In this notebook, we will explore Pandas DataFrame, a versatile 2D labeled data structure.

## Topics Covered:
- Understanding DataFrame: 2D labeled data structure
- Creating DataFrames (from lists, dictionaries, NumPy arrays)
- Indexing, selection, and slicing (`loc[]`, `iloc[]`, boolean indexing)
- Adding, renaming, and deleting columns
- Practical: Basic DataFrame manipulation

## Understanding DataFrame

A **DataFrame** in Pandas is a two-dimensional, size-mutable, and heterogeneous data structure with labeled axes (rows and columns).

### Key Features:
- Think of it as a spreadsheet or SQL table.
- Each column can hold a different data type.
- Provides powerful methods for data manipulation and analysis.

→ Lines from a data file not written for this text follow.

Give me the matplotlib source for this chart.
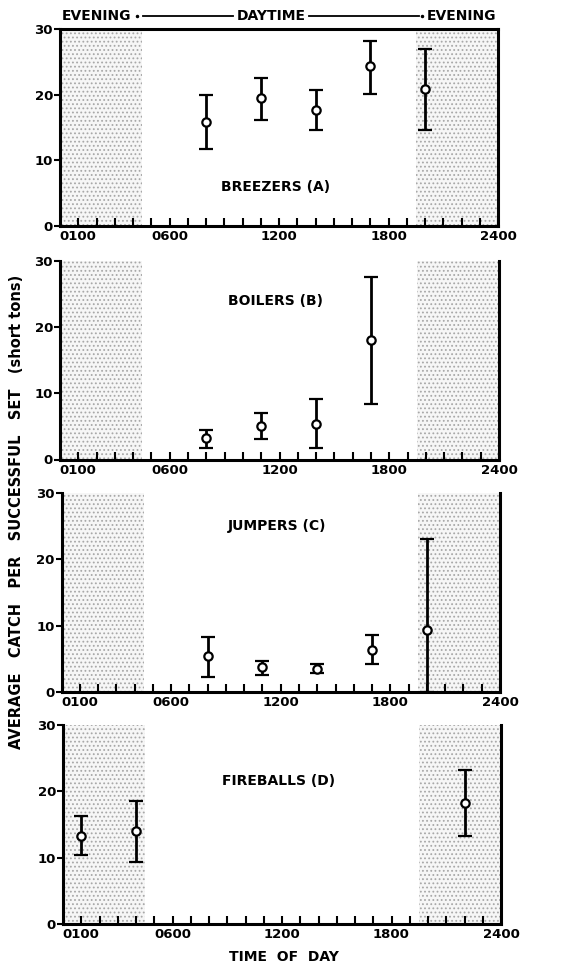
import matplotlib
matplotlib.use("Agg")
import matplotlib.pyplot as plt

plt.rcParams['font.family'] = ['DejaVu Sans']
plt.rcParams['hatch.linewidth'] = 0.8
plt.rcParams['hatch.color'] = '#a8a8a8'

# ---- data ----
hour_ticks = [1, 6, 12, 18, 24]
hour_labels = ["0100", "0600", "1200", "1800", "2400"]
y_ticks = [0, 10, 20, 30]
evening_spans = [(0, 4.5), (19.5, 24)]

panel_titles = ["BREEZERS (A)", "BOILERS (B)", "JUMPERS (C)", "FIREBALLS (D)"]
title_y = [6, 24, 25, 21.5]

breezers_x = [8, 11, 14, 17, 20]
breezers_mean = [15.9, 19.5, 17.7, 24.3, 20.8]
breezers_low = [11.8, 16.1, 14.6, 20.1, 14.6]
breezers_high = [19.9, 22.6, 20.7, 28.1, 26.9]

boilers_x = [8, 11, 14, 17]
boilers_mean = [3.3, 5.1, 5.4, 18.1]
boilers_low = [1.7, 3.05, 1.7, 8.4]
boilers_high = [4.5, 7.0, 9.1, 27.6]

jumpers_x = [8, 11, 14, 17, 20]
jumpers_mean = [5.4, 3.7, 3.4, 6.3, 9.3]
jumpers_low = [2.3, 2.5, 2.8, 4.2, 0.0]
jumpers_high = [8.3, 4.6, 4.2, 8.6, 23.1]

fireballs_x = [1, 4, 22]
fireballs_mean = [13.3, 14.0, 18.3]
fireballs_low = [10.4, 9.3, 13.2]
fireballs_high = [16.3, 18.5, 23.2]

series = [
    (breezers_x, breezers_mean, breezers_low, breezers_high),
    (boilers_x, boilers_mean, boilers_low, boilers_high),
    (jumpers_x, jumpers_mean, jumpers_low, jumpers_high),
    (fireballs_x, fireballs_mean, fireballs_low, fireballs_high),
]

# ---- layout (pixels) ----
W, H = 577, 973
boxes = [  # left, right, top, bottom
    (60, 498, 29, 226),
    (60, 499, 261, 459.5),
    (61.5, 500, 493, 692),
    (63, 501, 725, 924),
]

fig = plt.figure(figsize=(W / 100, H / 100), dpi=100)
fs = 9.5

for i, ((l, r, t, b), (xs, m, lo, hi)) in enumerate(zip(boxes, series)):
    ax = fig.add_axes([l / W, 1 - b / H, (r - l) / W, (b - t) / H])
    ax.set_xlim(0, 24)
    ax.set_ylim(0, 30)
    for s0, s1 in evening_spans:
        ax.axvspan(s0, s1, facecolor='#f6f6f6', edgecolor='#a8a8a8',
                   hatch='....', linewidth=0, zorder=0)
    yerr = [[mm - a for mm, a in zip(m, lo)], [c - mm for mm, c in zip(m, hi)]]
    ax.errorbar(xs, m, yerr=yerr, fmt='o', color='black', ecolor='black',
                elinewidth=2, capsize=5, capthick=2, ms=6,
                mfc='white', mec='black', mew=1.6, zorder=5, clip_on=False)
    ax.text(11.8, title_y[i], panel_titles[i], ha='center', va='center',
            fontsize=10, fontweight='bold')
    for sp in ['left', 'bottom', 'right']:
        ax.spines[sp].set_linewidth(2.2)
    if i == 0:
        ax.spines['top'].set_linewidth(2.2)
    else:
        ax.spines['top'].set_visible(False)
    ax.set_xticks(range(1, 24), minor=True)
    ax.set_xticks(hour_ticks)
    ax.set_xticklabels(hour_labels, fontsize=fs, fontweight='bold')
    ax.tick_params(axis='x', which='both', direction='in', length=6,
                   width=1.5, pad=3, top=False)
    ax.set_yticks(y_ticks)
    ax.set_yticklabels([str(v) for v in y_ticks], fontsize=fs, fontweight='bold')
    ax.tick_params(axis='y', direction='out', length=4, width=1.5, pad=1,
                   right=False)

# header above panel A
hy = 1 - 16 / H
fig.text(62 / W, hy, "EVENING", ha='left', va='center', fontsize=10, fontweight='bold')
fig.text(271 / W, hy, "DAYTIME", ha='center', va='center', fontsize=10, fontweight='bold')
fig.text(496 / W, hy, "EVENING", ha='right', va='center', fontsize=10, fontweight='bold')
fig.add_artist(plt.Line2D([143 / W, 233 / W], [hy, hy], color='black', lw=1.3))
fig.add_artist(plt.Line2D([309 / W, 419 / W], [hy, hy], color='black', lw=1.3))
fig.add_artist(plt.Line2D([137 / W], [hy], marker='o', ms=1.5, color='black'))
fig.add_artist(plt.Line2D([422 / W], [hy], marker='o', ms=1.5, color='black'))

fig.text(17 / W, 1 - 512 / H, "AVERAGE   CATCH   PER   SUCCESSFUL   SET   (short tons)",
         rotation=90, ha='center', va='center', fontsize=10.5, fontweight='bold')
fig.text(284 / W, 1 - 957 / H, "TIME  OF  DAY", ha='center', va='center',
         fontsize=10, fontweight='bold')

fig.savefig("out.png", dpi=100)
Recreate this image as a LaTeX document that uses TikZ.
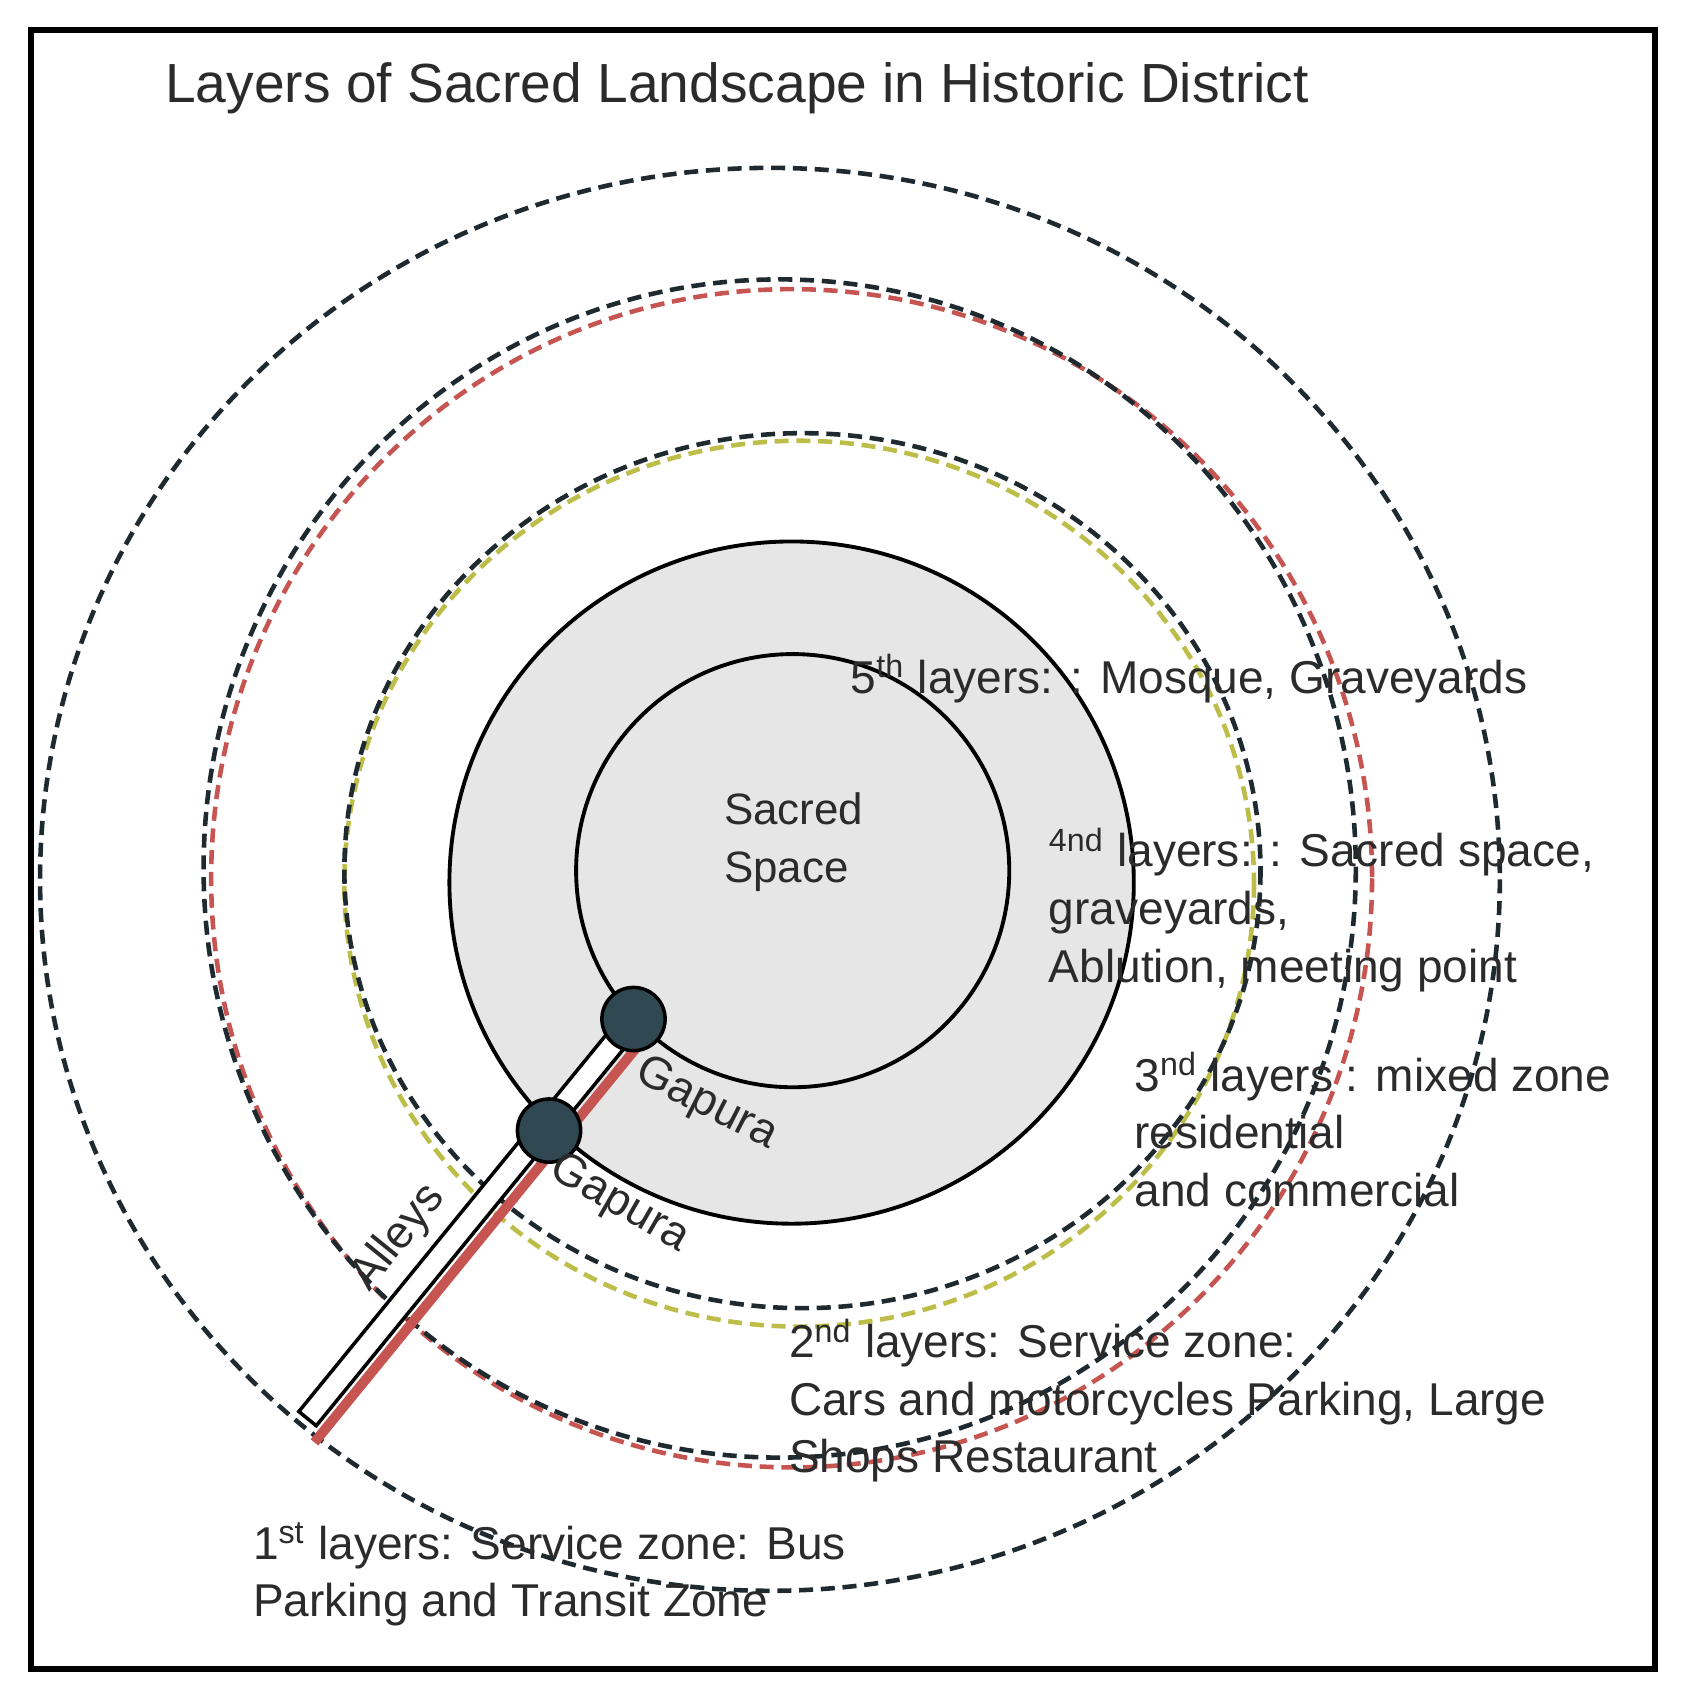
\documentclass[tikz,border=0pt]{standalone}
\usepackage{fontspec}
\setmainfont{Liberation Sans}
\usepackage{xcolor}
\usetikzlibrary{calc}

\definecolor{ringblack}{HTML}{1E2A30}
\definecolor{ringred}{HTML}{C65552}
\definecolor{ringyellow}{HTML}{BDBD4A}
\definecolor{coregray}{HTML}{E6E6E6}
\definecolor{gatedot}{HTML}{2F4852}
\definecolor{labelgray}{HTML}{2B2B2B}

\begin{document}
\begin{tikzpicture}[x=0.010827cm, y=-0.010827cm,
    layer/.style={line width=1.3pt, dash pattern=on 4pt off 2.2pt},
    lbl/.style={anchor=base west, inner sep=0pt, align=left, text=labelgray,
        font=\fontsize{13.1}{16.4}\selectfont},
    gapura/.style={circle, draw=black, fill=gatedot, line width=1pt,
        minimum size=18pt, inner sep=0pt}]
    \useasboundingbox (0,0) rectangle (1560,1568);

    % Frame and title
    \draw[line width=1.7pt] (29,28) rectangle (1528,1541);
    \node[anchor=base west, inner sep=0pt, text=labelgray,
        font=\fontsize{15.7}{18}\selectfont] (title) at (152,95)
        {Layers of Sacred Landscape in Historic District};

    % Core: 4th and 5th layers
    \fill[coregray] (731,815) ellipse [x radius=316, y radius=315];
    \draw[line width=1.1pt] (731,815) ellipse [x radius=316, y radius=315];
    \draw[line width=1.1pt] (732,804) circle [radius=200];

    % 3rd layer
    \draw[layer, ringyellow] (738,816) ellipse [x radius=420, y radius=409];
    \draw[layer, ringblack] (741,804) ellipse [x radius=423, y radius=404];

    % 2nd layer
    \draw[layer, ringred] (731,811) ellipse [x radius=536, y radius=544];
    \draw[layer, ringblack] (720,802) ellipse [x radius=532, y radius=544];

    % 1st layer
    \draw[layer, ringblack] (711,812) ellipse [x radius=674, y radius=657];

    % Alley from the gates out to the edge
    \coordinate (gIn) at (585,941);
    \coordinate (aEnd) at (284,1310);
    \coordinate (redEnd) at ($(aEnd)!-4pt!(gIn)$);
    \filldraw[fill=white, draw=black, line width=1pt]
        ($(gIn)!3.2pt!90:(aEnd)$) -- ($(gIn)!3.2pt!-90:(aEnd)$)
        -- ($(aEnd)!3.2pt!90:(gIn)$) -- ($(aEnd)!3.2pt!-90:(gIn)$) -- cycle;
    \draw[ringred, line width=2.8pt]
        ($(gIn)!5.8pt!90:(redEnd)$) -- ($(redEnd)!5.8pt!-90:(gIn)$);

    % Gates
    \node[gapura] (gateIn) at (gIn) {};
    \node[gapura] (gateOut) at (507,1044) {};

    % Labels (base is the last line)
    \node[lbl, font=\fontsize{12.5}{16.4}\selectfont] (core) at (668,815) {Sacred\\Space};
    \node[lbl] (fifth) at (785,640) {5\textsuperscript{th} layers: : Mosque, Graveyards};
    \node[lbl] (fourth) at (968,907)
        {\textsuperscript{4nd} layers: : Sacred space,\\graveyards,\\Ablution, meeting point};
    \node[lbl] (third) at (1047,1114)
        {3\textsuperscript{nd} layers : mixed zone\\residential\\and commercial};
    \node[lbl] (second) at (728,1360)
        {2\textsuperscript{nd} layers: Service zone:\\Cars and motorcycles Parking, Large\\Shops Restaurant};
    \node[lbl] (first) at (233,1493)
        {1\textsuperscript{st} layers: Service zone: Bus\\Parking and Transit Zone};

    \node[text=labelgray, font=\fontsize{13}{16}\selectfont, rotate=-27] (gapuraIn) at (652,1020) {Gapura};
    \node[text=labelgray, font=\fontsize{13}{16}\selectfont, rotate=-30] (gapuraOut) at (572,1112) {Gapura};
    \node[text=labelgray, font=\fontsize{13}{16}\selectfont, rotate=51] (alleys) at (368,1143) {Alleys};
\end{tikzpicture}
\end{document}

### When to Use DataFrames:
- To handle structured data with rows and columns.
- To perform complex operations like grouping, filtering, and joining.
- To clean, transform, and analyze tabular datasets.

In [None]:
# Importing Pandas
import pandas as pd

# Example of a DataFrame
data = {"Name": ["Alice", "Bob", "Charlie"], "Age": [25, 30, 35], "City": ["New York", "Los Angeles", "Chicago"]}
df = pd.DataFrame(data)
print(df)

## Creating DataFrames

You can create a DataFrame from various sources, including lists, dictionaries, and NumPy arrays.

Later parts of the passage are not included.